3. Squandering Legacy: We began this article by talking about how we saw the former ELF-RC and the future EPDP—based on its history, based on its membership—to possess unique insights that will provide the required strategy to bring about change to Eritrea. We had hoped that the EPDP would be the antithesis to the PFDJ—one that understood what democracy, justice, liberty, equality means within the context of Eritrea.We are sorely disappointed. The first warning signs were its embrace of the so-called Eritrean flag—which, if anyone knew the ELF-RC knew—is nothing more than the personal avatar of Isaias Afwerki. To those who claim this is an Eritrean flag, we ask them to tell us which committee designed it, when it was designed, and what gave it legitimacy. Symbols are important: this is why the fighters in Benghazi, Libya are not waving Qaddafi’s Green Flag. Shortly after embracing the flag, the EPDP started to articulate what the flag has come to symbolize: all the behavior that Eritreans have come to associate with the PFDJ—haughtiness, dismissiveness of others, my-way-or-the-highway attitude, and endless lectures about the correctness of its path.
And what is it that the EPDP believes in anyway? At this stage, there are only two things certain of EPDP: (1) it has a bland political program which inspires nobody; (2) the EPDP is absolutely certain that this political program is superior to any other program.
A few days ago, one of the boosters of EPDP—Abdulrahman Sayed—wrote an article entitled “Pre-Requisites for Political Change in Eritrea” where he said that:
Several Eritrean political groups state that they wish to see Eritrea governed under a “decentralised” and or a “federal” system of governance. I believe this is another pre-mature political choice, albeit its successful historical record for heterogeneous societies.
That this was written by Abdulrahman Sayed is not amazing. True, he was a founding member of the Eritrean Federal Democratic Movement, whose raison d’etre is federalism. True, Abdulrahman has written reams of paper on the superiority of the federal system. But given his proclivity for embracing any moving shadow, it is not surprising that he would adopt a position 180 degrees from his previous ones. What is surprising is that the paper is given prominence at harnnet.org, the official website of the EPDP where only ideas it embraces are published (go ahead, search the archives and find a single article that it published which run counter to its belief system.)
This means that it is no longer even clear that the EPDP—despite its political program—believes in decentralized form of government. Whether it does or not is not as important as the fact that it is not clear what it stands for. From what we can tell, the only thing it believes in—rigidly, enthusiastically, even zealously—is that it is the premiere Eritrean political organization and it should dictate all the terms of how opposition should be waged. It should decide when the National Conference is held. It should decide how many members of the National Conference should be EPDP loyalists. It should have veto power on who the delegates are. It should decide on what the charter should be. Why? Because it just is so. But as far as what is it that it believes in, it is a moving shadow! Maybe it believes in land reform, maybe it doesn’t. Maybe it believes in decentralized form of government, maybe it doesn’t. Maybe it believes in peaceful struggle, maybe it doesn’t. Maybe it believes in the need for having an Alliance, maybe it doesn’t. Maybe it will negotiate with the Eritrean regime, maybe it won’t. Maybe the Ethiopian government is a partner, maybe it isn’t.

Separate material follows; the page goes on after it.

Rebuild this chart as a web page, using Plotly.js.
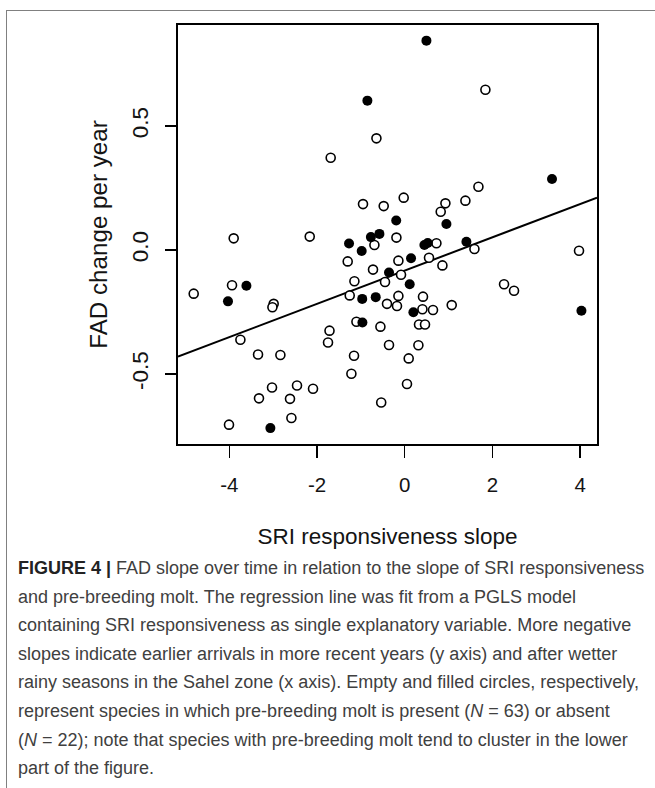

Conclusion: Actually, we do not believe that the EPDP will go through a period of self-reflection or that it will give any importance to our criticism. We would be shocked if it did. Actually, we expect them to pull one of their favorite cards—the Prosecuted Card—to complain about how everybody is picking on them. In reality, we are writing this to let our readers know that we intend to criticize the EPDP for the destructive role it has had on the Eritrean opposition and that it is not personal—nor is it, as its addiction to victim status will allude to it—driven by our allegiance to other political parties. We simply believe that to INFORM is one of our core missions and we intend to live up to it—even, and specially, when we see what was once a promising organization has squandered its legacy and has chosen a spoiler role within the Eritrean resistance movement. Our loyalty is to the Resistance Movement, not to a party or organization, and anyone or anything whose entire focus is on weakening the Eritrean Resistance should be named and shamed. And we just named the EPDP; we very much doubt we can shame them.